Medieval Warfare - Naval Warfare

Naval Warfare

Main article: Naval warfare See also: Byzantine navy

The waters surrounding Europe can be grouped into two types which affected the design of craft that travelled and therefore the warfare. The Mediterranean and Black Seas were free of tides, generally calm, and the weather predictable. The seas around the north and west of Europe experienced stronger and less predictable weather. The weather gage, the advantage of having a following wind, was an important factor in naval battles, particularly to the attackers. Typically westerlies (winds blowing from west to east) dominated Europe, giving naval powers to the west an advantage. Medieval sources on the conduct of medieval naval warfare are less common than those about land-based war. Most medieval chroniclers had no experience of life on the sea, and generally were not well-informed. Marine archaeology has helped provide information.

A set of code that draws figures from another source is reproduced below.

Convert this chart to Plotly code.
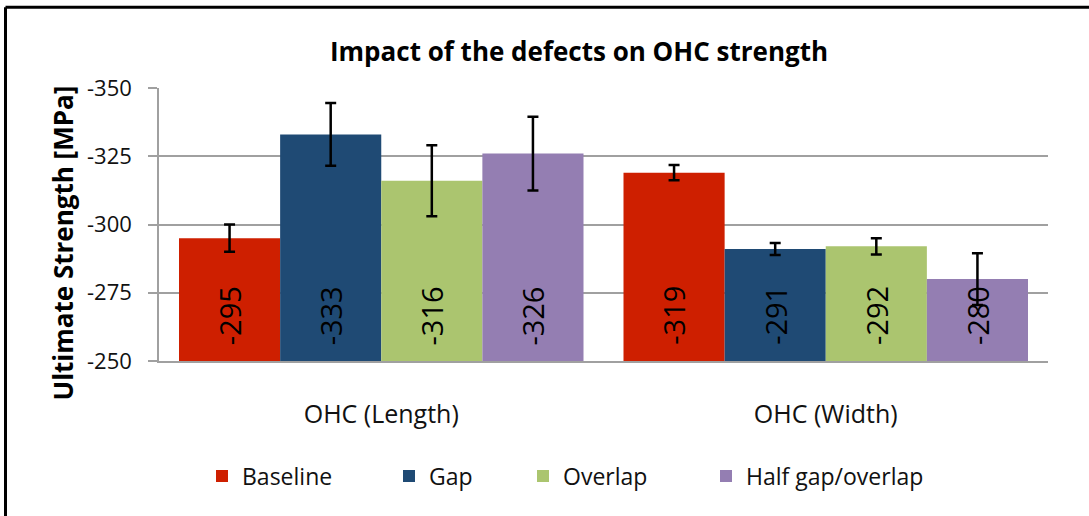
import plotly.graph_objects as go

# ---------------- data ----------------
categories = ["OHC (Length)", "OHC (Width)"]
series_names = ["Baseline", "Gap", "Overlap", "Half gap/overlap"]
baseline = [-295, -319]
gap = [-333, -291]
overlap = [-316, -292]
half_gap_overlap = [-326, -280]
baseline_err = [5.0, 2.8]
gap_err = [11.5, 2.2]
overlap_err = [13.0, 3.0]
half_gap_overlap_err = [13.5, 9.5]
y_tick_values = [-350, -325, -300, -275, -250]
y_tick_labels = ["-350", "-325", "-300", "-275", "-250"]

series_values = [baseline, gap, overlap, half_gap_overlap]
series_errors = [baseline_err, gap_err, overlap_err, half_gap_overlap_err]
colors = ["#CE1F00", "#1F4A74", "#ABC56F", "#947EB2"]

FONT = "Open Sans"
W, H = 1089, 516
ML, MR, MT, MB = 159, 41, 88, 155
BARGAP = 0.09
n_series = len(series_names)
bar_w = (1 - BARGAP) / n_series
label_value = -266.6  # data-label centre position on the value axis

fig = go.Figure()
legend_ids = ["legend", "legend2", "legend3", "legend4"]
for k, (name, vals, errs, col) in enumerate(zip(series_names, series_values, series_errors, colors)):
    fig.add_trace(go.Bar(
        name=name,
        x=list(range(len(categories))),
        y=vals,
        marker=dict(color=col, line=dict(width=0)),
        error_y=dict(type="data", array=errs, visible=True, color="black",
                     thickness=2.5, width=5.5),
        legend=legend_ids[k],
        hoverinfo="skip",
    ))

annotations = []
for k, vals in enumerate(series_values):
    for i, v in enumerate(vals):
        annotations.append(dict(
            x=i + (k - (n_series - 1) / 2) * bar_w, y=label_value,
            xref="x", yref="y", text=f"{v:.0f}", showarrow=False,
            textangle=-90, xanchor="center", yanchor="middle",
            font=dict(family=FONT, size=29, color="black"),
        ))

pw = W - ML - MR
ph = H - MT - MB

# y-axis title as annotation (positioned like reference)
annotations.append(dict(
    x=(62 - ML) / pw, y=(H - MB - 243.5) / ph,
    xref="paper", yref="paper", text="<b>Ultimate Strength [MPa]</b>",
    showarrow=False, textangle=-90, xanchor="center", yanchor="middle",
    font=dict(family=FONT, size=26, color="black"),
))

# legends, one per series, placed like the reference
legend_square_left = [216, 403, 537, 720]
legend_layouts = {}
for k, lid in enumerate(legend_ids):
    legend_layouts[lid] = dict(
        x=(legend_square_left[k] - 14) / W, xref="container", xanchor="left",
        y=1 - 476 / H, yref="container", yanchor="middle",
        orientation="h", bgcolor="rgba(0,0,0,0)",
        font=dict(family=FONT, size=23, color="#111"),
    )

shapes = [
    dict(type="line", xref="paper", yref="paper",
         x0=(5.5 - ML) / pw, x1=(1100 - ML) / pw,
         y0=(H - MB - 7.3) / ph, y1=(H - MB - 7.3) / ph,
         line=dict(color="black", width=3)),
    dict(type="line", xref="paper", yref="paper",
         x0=(5.5 - ML) / pw, x1=(5.5 - ML) / pw,
         y0=(H - MB - 7.3) / ph, y1=(H - MB - 530) / ph,
         line=dict(color="black", width=3)),
]

fig.update_layout(
    width=W, height=H,
    margin=dict(l=ML, r=MR, t=MT, b=MB),
    paper_bgcolor="white", plot_bgcolor="white",
    barmode="group", bargap=BARGAP, bargroupgap=0,
    title=dict(text="<b>Impact of the defects on OHC strength</b>",
               x=579 / W, xref="container", xanchor="center",
               y=1 - 52 / H, yref="container", yanchor="middle",
               font=dict(family=FONT, size=26, color="black")),
    xaxis=dict(range=[-0.5, len(categories) - 0.5],
               tickvals=list(range(len(categories))), ticktext=categories,
               showgrid=False, zeroline=False, showline=True,
               linecolor="#A0A0A0", linewidth=1.5, ticks="",
               ticklabelstandoff=30,
               tickfont=dict(family=FONT, size=25, color="#111")),
    yaxis=dict(range=[-250, -350], tickvals=y_tick_values, ticktext=y_tick_labels,
               showgrid=True, gridcolor="#A0A0A0", gridwidth=1.5,
               zeroline=False, showline=True, linecolor="#A0A0A0", linewidth=1.5,
               ticks="outside", ticklen=9, tickwidth=1.5, tickcolor="#A0A0A0",
               ticklabelstandoff=12,
               tickfont=dict(family=FONT, size=22, color="#111")),
    annotations=annotations,
    shapes=shapes,
    showlegend=True,
    **legend_layouts,
)

fig.write_html(
    "out.html",
    config={"displayModeBar": False},
    post_script="document.body.style.margin='0';document.body.style.overflow='hidden';",
)
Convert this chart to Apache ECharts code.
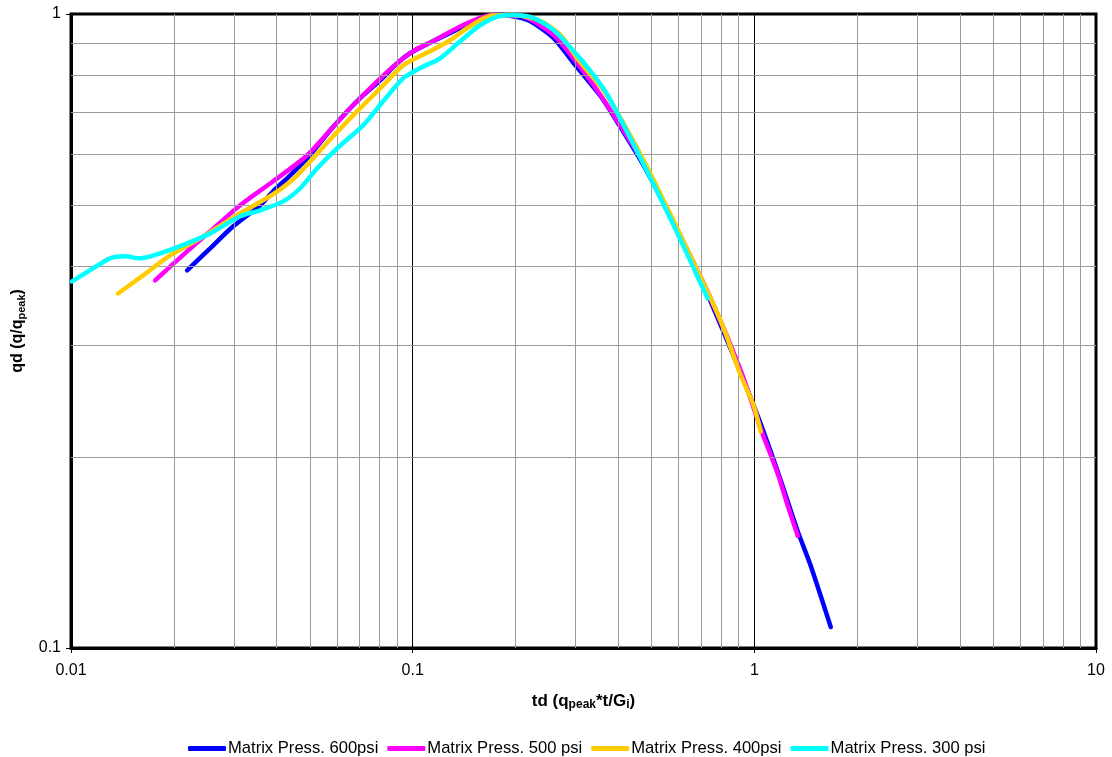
<!DOCTYPE html>
<html><head><meta charset="utf-8">
<script src="https://cdn.jsdelivr.net/npm/echarts@6/dist/echarts.min.js"></script>
<style>html,body{margin:0;padding:0;background:#fff}#c{width:1112px;height:757px}</style>
</head><body><div id="c"></div>
<script>
const seriesNames = ['Matrix Press. 600psi', 'Matrix Press. 500 psi', 'Matrix Press. 400psi', 'Matrix Press. 300 psi'];
const seriesColors = ['#0000FF', '#FF00FF', '#FFCC00', '#00FFFF'];

const td600 = [0.02187,0.02555,0.02984,0.03579,0.03906,0.04383,0.04915,0.05739,0.06438,0.07173,0.08043,0.0902,0.09847,0.115,0.138,0.1579,0.1807,0.2168,0.2584,0.2958,0.3548,0.3796,0.4742,0.5964,0.6829,0.7452,0.9961,1.171,1.341,1.463,1.674];
const qd600 = [0.394,0.427,0.4625,0.4993,0.5253,0.5567,0.5922,0.6557,0.7026,0.7447,0.7866,0.8368,0.8678,0.9066,0.9504,0.9855,0.996,0.9784,0.9165,0.8368,0.742,0.7026,0.5772,0.4542,0.387,0.352,0.2411,0.1897,0.1526,0.1347,0.1079];

const td500 = [0.01763,0.02187,0.02555,0.03128,0.03906,0.04915,0.05739,0.06569,0.07674,0.0902,0.1005,0.115,0.1446,0.1724,0.2068,0.2584,0.2998,0.3548,0.4742,0.5964,0.7452,0.9125,1.044,1.171,1.253,1.341];
const qd500 = [0.38,0.4223,0.4542,0.4993,0.5447,0.5988,0.6557,0.7103,0.7724,0.8368,0.8741,0.9066,0.9678,0.996,0.9935,0.9265,0.843,0.7447,0.5814,0.4558,0.3559,0.274,0.2218,0.1883,0.1676,0.1502];

const td400 = [0.01373,0.01625,0.0195,0.02388,0.03128,0.03906,0.04595,0.05739,0.06887,0.08043,0.09393,0.1127,0.129,0.1446,0.169,0.1973,0.2367,0.2709,0.3059,0.3669,0.471,0.5885,0.7452,0.8138,0.9125,0.9961,1.044];
const qd400 = [0.3624,0.387,0.4162,0.4426,0.4849,0.5197,0.5567,0.6346,0.7026,0.7639,0.8307,0.8741,0.9099,0.9504,0.9935,0.996,0.9749,0.9265,0.8458,0.7501,0.5922,0.4642,0.3559,0.319,0.269,0.2411,0.2194];

const td300 = [0.01007,0.0116,0.01301,0.01439,0.01593,0.01823,0.02187,0.02555,0.03128,0.03579,0.0418,0.04688,0.05257,0.06016,0.07173,0.08207,0.09393,0.1053,0.1206,0.138,0.1579,0.1807,0.1959,0.2258,0.2584,0.2958,0.3385,0.372,0.4647,0.5805,0.7302];
const qd300 = [0.3786,0.397,0.4117,0.4147,0.4117,0.4192,0.4347,0.4508,0.4798,0.4902,0.5064,0.5311,0.5711,0.6141,0.6678,0.729,0.7923,0.8217,0.8522,0.9066,0.9608,0.9935,0.996,0.9855,0.9435,0.8741,0.801,0.7447,0.5922,0.4642,0.3559];

const xTickLabels = ['0.01', '0.1', '1', '10'];
const yTickLabels = ['0.1', '1'];
const xMinorGrid = [0.02,0.03,0.04,0.05,0.06,0.07,0.08,0.09,0.2,0.3,0.4,0.5,0.6,0.7,0.8,0.9,2,3,4,5,6,7,8,9];
const yMinorGrid = [0.2,0.3,0.4,0.5,0.6,0.7,0.8,0.9];

const tds = [td600, td500, td400, td300];
const qds = [qd600, qd500, qd400, qd300];

const FONT = 'Arial, "Liberation Sans", sans-serif';
function fmt(v) {
  const s = String(Number(Number(v).toPrecision(3)));
  return xTickLabels.concat(yTickLabels).indexOf(s) >= 0 ? s : '';
}

const chart = echarts.init(document.getElementById('c'), null, {renderer: 'canvas'});

const series = [{
  name: '_grid',
  type: 'line',
  data: [[1, 0.5]],
  symbol: 'none',
  lineStyle: {opacity: 0},
  silent: true,
  z: 1,
  markLine: {
    silent: true,
    symbol: 'none',
    animation: false,
    label: {show: false},
    lineStyle: {color: '#9a9a9a', width: 1, type: 'solid'},
    emphasis: {disabled: true},
    data: xMinorGrid.map(v => ({xAxis: v})).concat(yMinorGrid.map(v => ({yAxis: v})))
  }
}];
seriesNames.forEach((n, i) => {
  series.push({
    name: n,
    type: 'line',
    data: tds[i].map((x, k) => [x, qds[i][k]]),
    symbol: 'none',
    smooth: 0.25,
    z: 3 + i,
    lineStyle: {color: seriesColors[i], width: 4.5, cap: 'round', join: 'round'},
    itemStyle: {color: seriesColors[i]},
    emphasis: {disabled: true}
  });
});

const option = {
  animation: false,
  backgroundColor: '#fff',
  grid: {left: 71, right: 16, top: 14, bottom: 109, show: true, borderColor: '#000', borderWidth: 3, backgroundColor: 'transparent', containLabel: false},
  legend: {
    data: seriesNames,
    left: 183,
    top: 735,
    icon: 'roundRect',
    itemWidth: 38,
    itemHeight: 5,
    itemGap: 9,
    textStyle: {fontFamily: FONT, fontSize: 16.6, color: '#000', padding: [0, 0, 0, -3]}
  },
  xAxis: {
    type: 'log',
    logBase: 10,
    min: 0.01,
    max: 10,
    name: '{b|td (q}{s|peak}{b|*t/G}{s|i}{b|)}',
    nameLocation: 'middle',
    nameGap: 43,
    nameTextStyle: {
      rich: {
        b: {fontFamily: FONT, fontSize: 17, fontWeight: 'bold', color: '#000', lineHeight: 20},
        s: {fontFamily: FONT, fontSize: 12, fontWeight: 'bold', color: '#000', lineHeight: 12, verticalAlign: 'bottom'}
      }
    },
    axisLine: {show: true, lineStyle: {color: '#000', width: 3}},
    axisTick: {show: true, length: 5, lineStyle: {color: '#000', width: 1}},
    axisLabel: {fontFamily: FONT, fontSize: 16, color: '#000', margin: 15, formatter: fmt, showMinLabel: true, showMaxLabel: true},
    splitLine: {show: true, lineStyle: {color: '#000', width: 1}},
    minorTick: {show: false},
    minorSplitLine: {show: false}
  },
  yAxis: {
    type: 'log',
    logBase: 10,
    min: 0.1,
    max: 1,
    name: '{b|qd (q/q}{s|peak}{b|)}',
    nameLocation: 'middle',
    nameGap: 38,
    nameTextStyle: {
      rich: {
        b: {fontFamily: FONT, fontSize: 16, fontWeight: 'bold', color: '#000', lineHeight: 20},
        s: {fontFamily: FONT, fontSize: 11, fontWeight: 'bold', color: '#000', lineHeight: 11, verticalAlign: 'bottom'}
      }
    },
    axisLine: {show: true, lineStyle: {color: '#000', width: 3}},
    axisTick: {show: true, length: 5, lineStyle: {color: '#000', width: 1}},
    axisLabel: {fontFamily: FONT, fontSize: 16, color: '#000', margin: 10, formatter: fmt, showMinLabel: true, showMaxLabel: true},
    splitLine: {show: false}
  },
  series: series
};
chart.setOption(option);
</script>
</body></html>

Early in the medieval period, ships in the context of warfare were used primarily for transporting troops. In the Mediterranean, naval warfare in the medieval period resembled that of the ancient period: fleets of galleys would exchange missile fire and then come alongside for marines to fight on deck. This mode of naval warfare continued even into the early modern period, as, for example, at the Battle of Lepanto. Famous admirals included Andrea Doria, Hayreddin Barbarossa, and Don John of Austria. However, galleys were fragile and difficult to use in the cold and turbulent North Sea and northern Atlantic, although they saw occasional use. Bulkier ships were developed which were primarily sail-driven, although the long lowboard Viking-style rowed longship saw use well into the 15th century. Ramming was impractical with these sailing ships, but their main purpose remained the transportation of soldiers to fight on the decks of the opposing ship (as, for example, at the Battle of Svolder or the Battle of Sluys).

Warships resembled floating fortresses, with towers in the bows and at the stern (respectively, the forecastle and aftcastle). The large superstructure made these warships quite unstable, but the decisive defeats the more mobile but considerably lower boarded longships suffered at the hands of high-boarded cogs in the 15th century ended the issue of which ship type would dominate northern European warfare.

In the medieval period, it had proved difficult to mount cannons on board a warship, although some were placed in the fore- and aftcastles. Small hand-held anti-personnel cannons were used, but large cannons mounted on deck further compromised the stability of warships, and cannons at that time had a slow rate of fire and were inaccurate. All this was about to change at the end of the medieval period. The insertion of an opening in the side of a ship, with a hinged cover, allowed the creation of a gundeck below the main deck. The weight of cannon distributed to lower decks of the ship increased its stability immensely, effectively providing ballast, and a row of cannon on a lower deck produced the broadside, where the weight of shot overcame the inherent inaccuracy of firing cannons from a ship at sea. An example is the Mary Rose, the flagship of King Henry VIII's fleet, which had around eleven heavy guns per side, all of which were capable of firing shot nine pounds or more.